World ranking events and world championships conduct "drug and alcohol" testing. The USAA also conducts testing at selected national events. In all cases the goal is to conduct fair, clean and ultimately, meaningful competition.
USA Archery (USAA) executes alcohol testing in conjunction with the US Olympic Committee (USOC) and the US Anti-Doping Agency (USADA). World Archery Federation (WA) and World Archery Americas (WAA) testing is in conjunction with the International Olympic Committee (IOC) and the World Anti-Doping Agency (WADA).
The testing is to detect use of banned substances that have the potential of unfairly improving performance. For USA Archery, a list of substances to be avoided can be found on www.usada.org Internationally information can be found at www.wada-ama.org. All archers should become familiar with information on the websites. Note that archers may apply for a "therapeutic use exemption" when a prescribed medication is on the list of banned substances. TUEs are evaluated by physicians who can sometimes suggest alternative medications to help the archer to compete clean.
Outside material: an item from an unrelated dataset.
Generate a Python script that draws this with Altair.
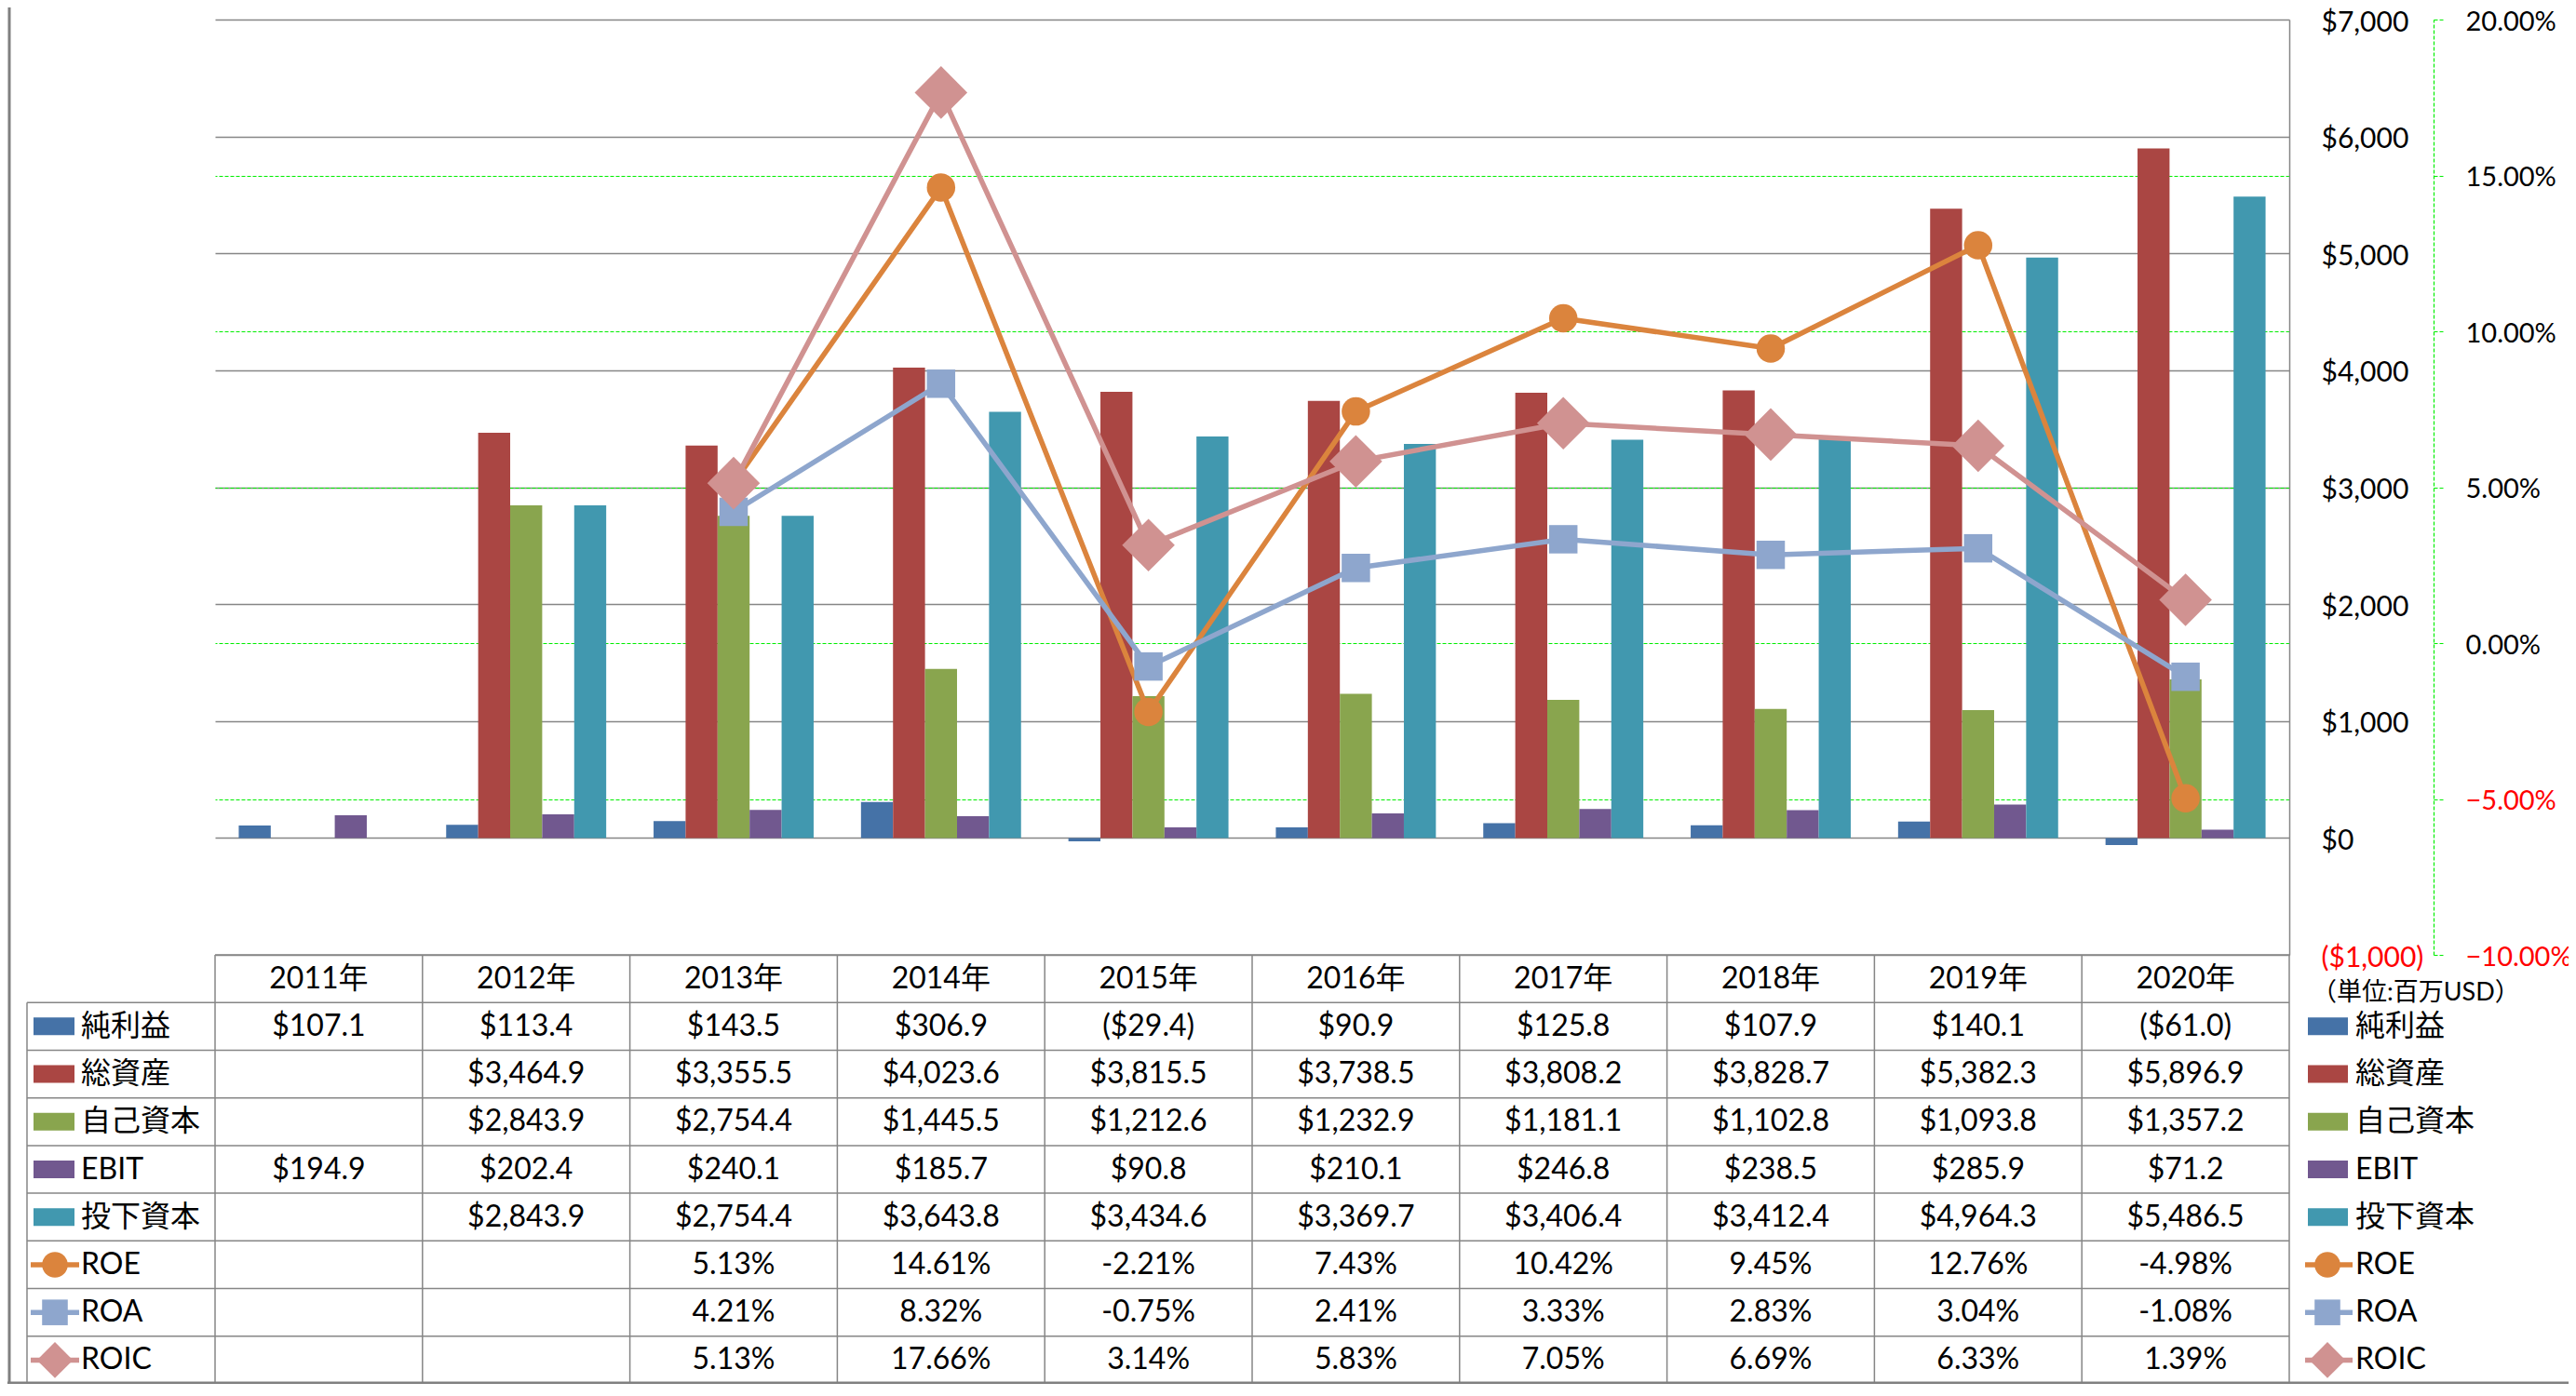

Most athletes introduction to "drug testing" takes place at a tournaments, where category placement or randomly selected athletes are chosen for testing. Those selected are required to execute the testing or be subject to likely disqualification for multiple seasons.
The actual testing process varies.
Typically, upon selection and after the archer has finished competition, a "doping control officer" and/or chaperone notifies the archer of their selection for testing. After notification, archers typically makes arrangements to have their equipment secured, may take part in the awards ceremony and may take care of other obligations within reason before being tested. The chaperone stays with the archer and monitors what the archers eats and drinks until they reach the interview stage of the process. Doping control stations maybe on site or a short drive away.
The testing location can range from an interview in a tent or car, to a dedicated set of rooms. Testing consists of an interview, sampling of breath and a urine sample. The urine sample can be takes in a clinic toilet, restroom or a port a let, all under the supervision of the doping control officer or medical professional. (Volunteer chaperones are not involved with the confidential portions of the process.) For archery, breath and urine are the typical tests. Blood is rarely if ever drawn for testing. The testing of the sample typically takes several weeks.
Tip: The doping control station process can be lengthy. Plan your travel to account for delays of all kinds.
High ranking archers become part of the USADA testing pool and are required to provide information regarding location on an ongoing basis. Unannounced tests are then conducted at whatever location the archer might be at the time.
Archery enjoys a reputation as a very clean sport thanks to its rigorous testing program!